Key Responsibilities

  • Design and develop observability solutions and tools, including monitoring, logging, and alerting systems, to improve system visibility and performance.
  • Create dashboards and automated alerts using tools such as Grafana, Prometheus, Splunk, Catchpoint to enhance monitoring frameworks and ensure proactive issue detection and resolution.
  • Analyze system metrics and logs to identify bottlenecks, optimize application performance, and ensure system reliability end-to-end while scaling.
  • Partner with developers, DevOps engineers, and AI Infra teams to integrate observability best practices into the development and deployment lifecycle.
  • Assist in troubleshooting and resolving production issues by leveraging observability data to identify root causes and implement preventative measures.

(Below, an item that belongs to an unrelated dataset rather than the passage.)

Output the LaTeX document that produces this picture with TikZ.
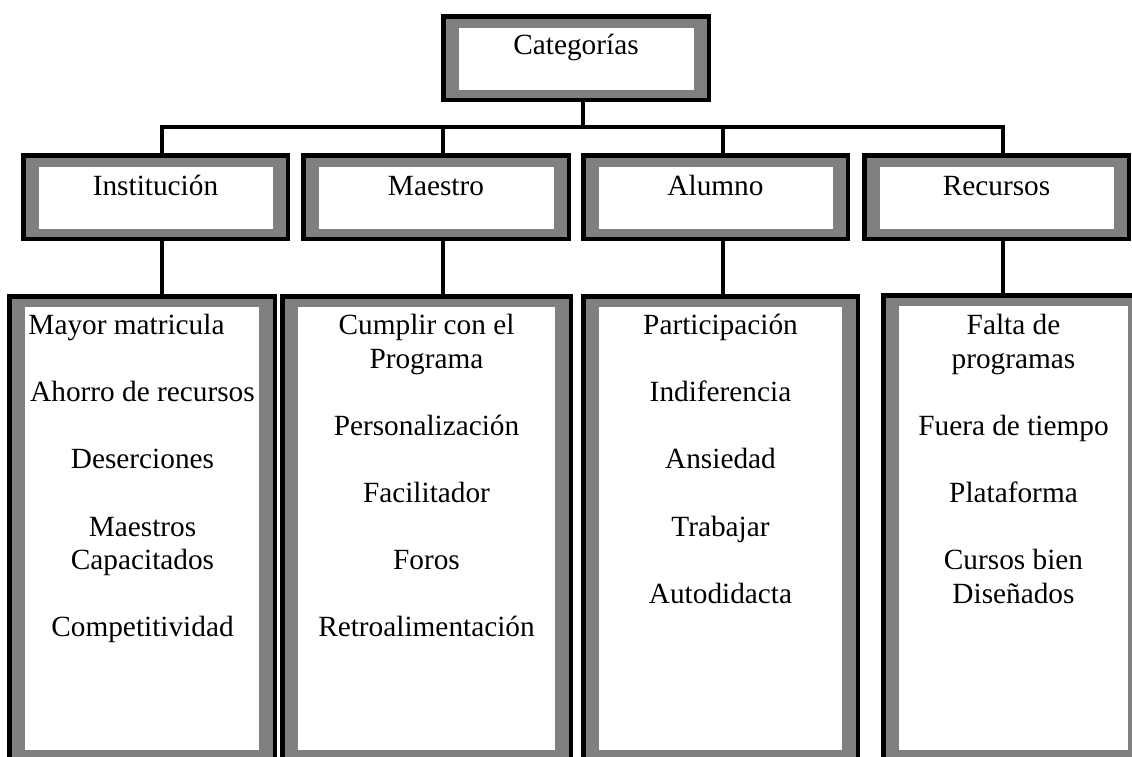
\documentclass[tikz,border=0pt]{standalone}
\usepackage{fontspec}
\setmainfont{Liberation Serif}
\usetikzlibrary{fit}
\definecolor{boxgray}{RGB}{128,128,128}
\tikzset{
  conn/.style={draw=black, line width=4pt, line join=miter},
  upframe/.style={fill=black, inner sep=0pt, outer sep=0pt, path picture={
    \fill[boxgray] ([shift={(4.5pt,4.5pt)}]path picture bounding box.south west) rectangle ([shift={(-4.5pt,-4.5pt)}]path picture bounding box.north east);
    \fill[white] ([shift={(17.5pt,12pt)}]path picture bounding box.south west) rectangle ([shift={(-17.5pt,-13.5pt)}]path picture bounding box.north east);
  }},
  lowframe/.style={fill=black, inner sep=0pt, outer sep=0pt, path picture={
    \fill[boxgray] ([shift={(4.5pt,4.5pt)}]path picture bounding box.south west) rectangle ([shift={(-4.5pt,-4.5pt)}]path picture bounding box.north east);
    \fill[white] ([shift={(18pt,12pt)}]path picture bounding box.south west) rectangle ([shift={(-18pt,-13pt)}]path picture bounding box.north east);
  }},
  lbl/.style={inner sep=0pt, anchor=base, font=\fontsize{29.3}{33.6}\selectfont},
}
\newcommand\itemcol[2]{\parbox[t]{#1}{\fontsize{29.3}{33.6}\selectfont\centering #2}}
\begin{document}
\begin{tikzpicture}[x=1pt,y=-1pt]
\useasboundingbox (0,0) rectangle (1132,756);
\fill[white] (0,0) rectangle (1132,756);
\begin{scope}
\clip (0,0) rectangle (1132,756);
% frames
\node[upframe, fit={(441,14) (711,102)}] (cat) {};
\node[upframe, fit={(21,153) (290,241)}] (inst) {};
\node[upframe, fit={(301,153) (571,241)}] (mae) {};
\node[upframe, fit={(581,153) (850,241)}] (alu) {};
\node[upframe, fit={(862,153) (1131,241)}] (rec) {};
\node[lowframe, fit={(7,294) (277,762)}] (instL) {};
\node[lowframe, fit={(280,294) (573,762)}] (maeL) {};
\node[lowframe, fit={(581,294) (860,762)}] (aluL) {};
\node[lowframe, fit={(881,293) (1146,762)}] (recL) {};
% connector points
\coordinate (busC) at (583,127);
\coordinate (busI) at (162,127);
\coordinate (busM) at (443,127);
\coordinate (busA) at (723,127);
\coordinate (busR) at (1003,127);
\draw[conn] (cat.south -| busC) -- (busC);
\draw[conn] (inst.north -| busI) -- (busI) -- (busR) -- (rec.north -| busR);
\draw[conn] (busM) -- (mae.north -| busM);
\draw[conn] (busA) -- (alu.north -| busA);
\draw[conn] (inst.south -| busI) -- (instL.north -| busI);
\draw[conn] (mae.south -| busM) -- (maeL.north -| busM);
\draw[conn] (alu.south -| busA) -- (aluL.north -| busA);
\draw[conn] (rec.south -| busR) -- (recL.north -| busR);
% labels
\node[lbl] (catT) at (576,54) {Categorías};
\node[lbl] (instT) at (155.5,195) {Institución};
\node[lbl] (maeT) at (436,195) {Maestro};
\node[lbl] (aluT) at (715.5,195) {Alumno};
\node[lbl] (recT) at (996.5,195) {Recursos};
% lists
\node[inner sep=0pt, anchor=base] (instX) at (142.5,334.5) {\itemcol{250pt}{Mayor matricula\kern32pt\\[33.6pt]Ahorro de recursos\\[33.6pt]Deserciones\\[33.6pt]Maestros\\Capacitados\\[33.6pt]Competitividad}};
\node[inner sep=0pt, anchor=base] (maeX) at (426.5,334.5) {\itemcol{260pt}{Cumplir con el\\Programa\\[33.6pt]Personalización\\[33.6pt]Facilitador\\[33.6pt]Foros\\[33.6pt]Retroalimentación}};
\node[inner sep=0pt, anchor=base] (aluX) at (720.5,334.5) {\itemcol{240pt}{Participación\\[33.6pt]Indiferencia\\[33.6pt]Ansiedad\\[33.6pt]Trabajar\\[33.6pt]Autodidacta}};
\node[inner sep=0pt, anchor=base] (recX) at (1013.5,334.5) {\itemcol{230pt}{Falta de\\programas\\[33.6pt]Fuera de tiempo\\[33.6pt]Plataforma\\[33.6pt]Cursos bien\\Diseñados}};
\end{scope}
\end{tikzpicture}
\end{document}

  • Develop scripts or workflows to automate routine tasks and improve observability tool integrations.
  • Create and maintain documentation for observability tools, processes, and workflows to ensure knowledge sharing and accessibility.

Requirements

  • 3+ years of experience in software engineering, DevOps, or SRE roles with a focus on observability or monitoring.

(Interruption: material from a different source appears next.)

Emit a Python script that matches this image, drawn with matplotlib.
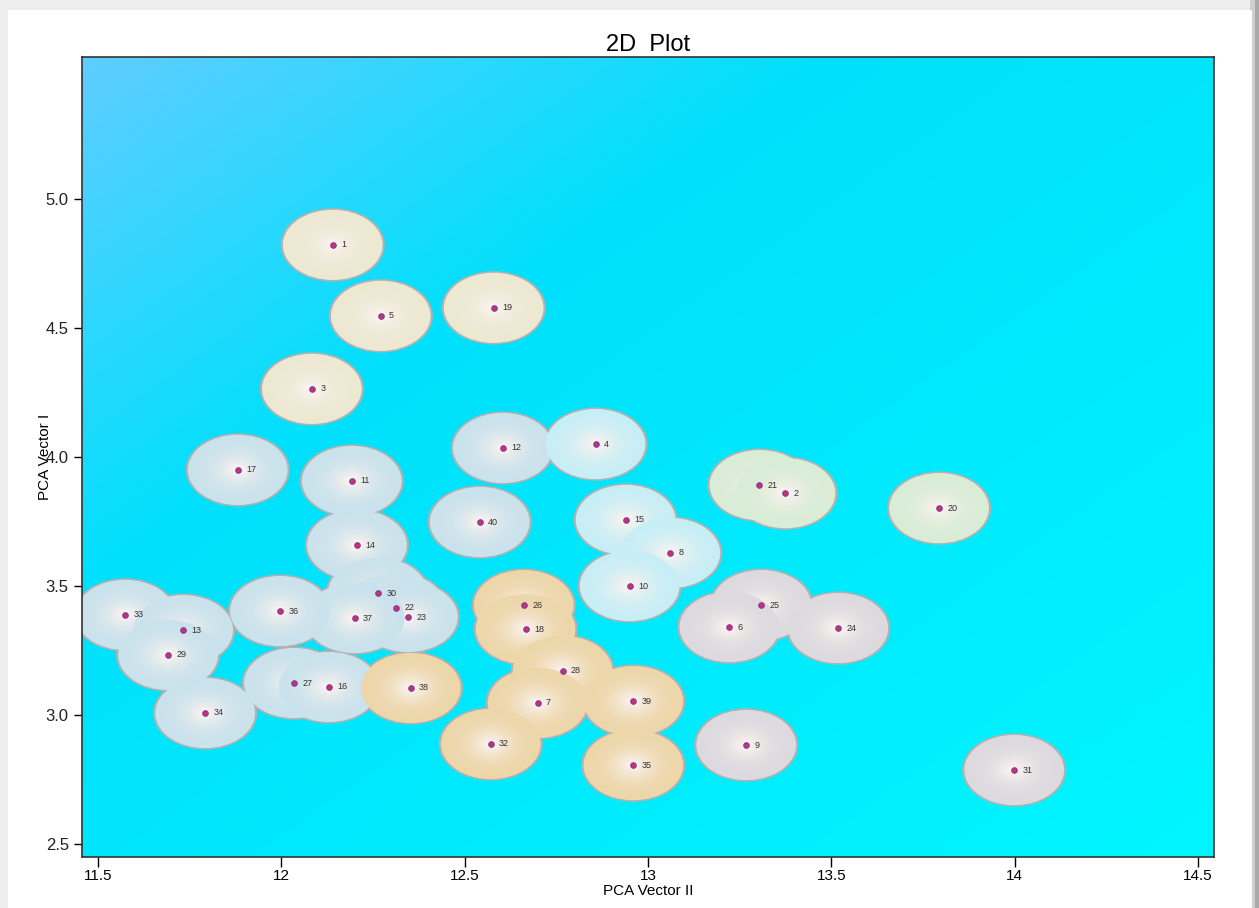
import numpy as np
import matplotlib
matplotlib.use("Agg")
import matplotlib.pyplot as plt
from matplotlib.patches import Circle, Rectangle

# point ids and coordinates
ids = [1, 5, 19, 3, 17, 11, 12, 4, 40, 14, 15, 8, 21, 2, 20, 30, 22, 23, 37, 36,
       33, 13, 29, 10, 26, 18, 25, 6, 24, 27, 16, 38, 28, 7, 39, 34, 32, 9, 35, 31]
pca2 = [12.140, 12.271, 12.579, 12.083, 11.881, 12.192, 12.604, 12.857, 12.541, 12.206,
        12.939, 13.061, 13.304, 13.375, 13.794, 12.263, 12.312, 12.345, 12.200, 11.996,
        11.574, 11.732, 11.691, 12.950, 12.661, 12.666, 13.309, 13.222, 13.519, 12.034,
        12.129, 12.353, 12.767, 12.699, 12.960, 11.792, 12.571, 13.268, 12.960, 13.999]
pca1 = [4.822, 4.547, 4.578, 4.264, 3.950, 3.907, 4.035, 4.050, 3.748, 3.659,
        3.756, 3.628, 3.891, 3.860, 3.802, 3.473, 3.415, 3.380, 3.376, 3.403,
        3.388, 3.329, 3.233, 3.500, 3.426, 3.333, 3.426, 3.341, 3.337, 3.124,
        3.109, 3.105, 3.171, 3.047, 3.054, 3.008, 2.888, 2.884, 2.806, 2.787]

groups = {
    "cream": [1, 5, 19, 3],
    "green": [21, 2, 20],
    "blue": [17, 11, 12, 40, 14, 33, 13, 29, 36, 37, 30, 22, 23, 27, 16, 34],
    "cyan": [4, 15, 8, 10],
    "tan": [26, 18, 28, 7, 39, 32, 35, 38],
    "gray": [6, 25, 24, 9, 31],
}
edge_cols = {
    "cream": (236, 232, 210),
    "green": (216, 236, 214),
    "blue": (202, 226, 236),
    "cyan": (200, 238, 245),
    "tan": (236, 214, 170),
    "gray": (220, 218, 222),
}
center_col = np.array((250, 242, 238)) / 255.0

grp_of = {}
for g, members in groups.items():
    for m in members:
        grp_of[m] = g

R = 0.136
FONT = ["Liberation Sans", "DejaVu Sans"]

fig = plt.figure(figsize=(12.59, 9.08), dpi=100)
fig.patch.set_facecolor("#ededed")
# white paper with shadow
fig.add_artist(Rectangle((0.997, 0), 0.003, 1, transform=fig.transFigure,
                         facecolor="#a8a8a8", edgecolor="none", zorder=-5))
fig.add_artist(Rectangle((0.993, 0), 0.004, 1, transform=fig.transFigure,
                         facecolor="#cfcfcf", edgecolor="none", zorder=-5))
fig.add_artist(Rectangle((8 / 1259, 0), (1252 - 8) / 1259, 1 - 10 / 908,
                         transform=fig.transFigure, facecolor="white",
                         edgecolor="none", zorder=-4))

ax = fig.add_axes([82 / 1259, 1 - 857 / 908, (1214 - 82) / 1259, 800 / 908])
ax.set_xlim(11.456, 14.544)
ax.set_ylim(2.45, 5.55)

# background gradient
n = 200
u = np.linspace(0, 1, n)
X, Y = np.meshgrid(u, u)
t = np.clip((X + Y) / 2.0, 0, 1)  # 0 at top-left, 1 at bottom-right (origin upper)
c0 = np.array((95, 205, 255)) / 255.0
c1 = np.array((0, 224, 252)) / 255.0
c2 = np.array((0, 246, 255)) / 255.0
s1 = np.clip(t / 0.33, 0, 1)[..., None]
s2 = np.clip((t - 0.33) / 0.67, 0, 1)[..., None]
img = c0 * (1 - s1) + c1 * s1
img = img * (1 - s2) + c2 * s2
ax.imshow(img, extent=[0, 1, 0, 1], transform=ax.transAxes, origin="upper",
          aspect="auto", zorder=0)

# outlines first so overlapping bubbles merge
for i, x, y in zip(ids, pca2, pca1):
    ax.add_patch(Circle((x, y), R + 0.006, facecolor="#b2b2b2",
                        edgecolor="none", zorder=1))

steps = 14
for i, x, y in zip(ids, pca2, pca1):
    ec = np.array(edge_cols[grp_of[i]]) / 255.0
    for k in range(steps):
        f = k / (steps - 1)
        r = R * (1 - f * 0.9)
        w = f ** 2.2
        col = ec * (1 - w) + center_col * w
        ax.add_patch(Circle((x, y), r, facecolor=col, edgecolor="none", zorder=2))

ax.scatter(pca2, pca1, s=16, c="#d0306a", edgecolors="#6a3aa8", linewidths=0.7,
           zorder=3)
for i, x, y in zip(ids, pca2, pca1):
    ax.annotate(str(i), (x, y), xytext=(6, 0), textcoords="offset points",
                fontsize=6.5, color="#333333", va="center", family=FONT, zorder=4)

ax.set_xticks([11.5, 12, 12.5, 13, 13.5, 14, 14.5])
ax.set_xticklabels(["11.5", "12", "12.5", "13", "13.5", "14", "14.5"],
                   family=FONT, fontsize=11)
ax.set_yticks([2.5, 3.0, 3.5, 4.0, 4.5, 5.0])
ax.set_yticklabels(["2.5", "3.0", "3.5", "4.0", "4.5", "5.0"],
                   family=FONT, fontsize=12, color="#222222")
ax.tick_params(length=6, width=1)
ax.tick_params(axis="x", length=7, pad=2)
for sp in ax.spines.values():
    sp.set_color("#333333")
    sp.set_linewidth(1.2)

ax.set_xlabel("PCA Vector II", family=FONT, fontsize=11)
ax.xaxis.set_label_coords(0.5, -0.034)
ax.set_ylabel("PCA Vector I", family=FONT, fontsize=11)
ax.yaxis.set_label_coords(-0.0265, 0.5)
ax.set_title("2D  Plot", family=FONT, fontsize=17, pad=4)

fig.savefig("out.png", dpi=100, facecolor=fig.get_facecolor())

  • Proficiency in monitoring and visualization tools (e.g., Prometheus, Grafana, Splunk, Catchpoint).
  • Strong analytical and troubleshooting skills with a focus on system performance and reliability.
  • Working knowledge of high-performance computing, Slurm, GPU architecture, and networking.
  • Working knowledge of logging systems and distributed tracing frameworks such as OpenTelemetry.
  • Expertise in scripting languages (e.g., Python, Bash) and familiarity with configuration management tools (e.g., Terraform, Ansible).
  • Experience with containerized environments (e.g., Docker, Kubernetes) and cloud platforms (e.g., AWS, Azure).
  • Strong analytical and troubleshooting skills with a focus on system performance and reliability.
  • Excellent verbal and written communication skills, with the ability to collaborate effectively across teams.
  • Bachelor's Degree in Computer Science, Software Engineering, or a related field, or equivalent experience.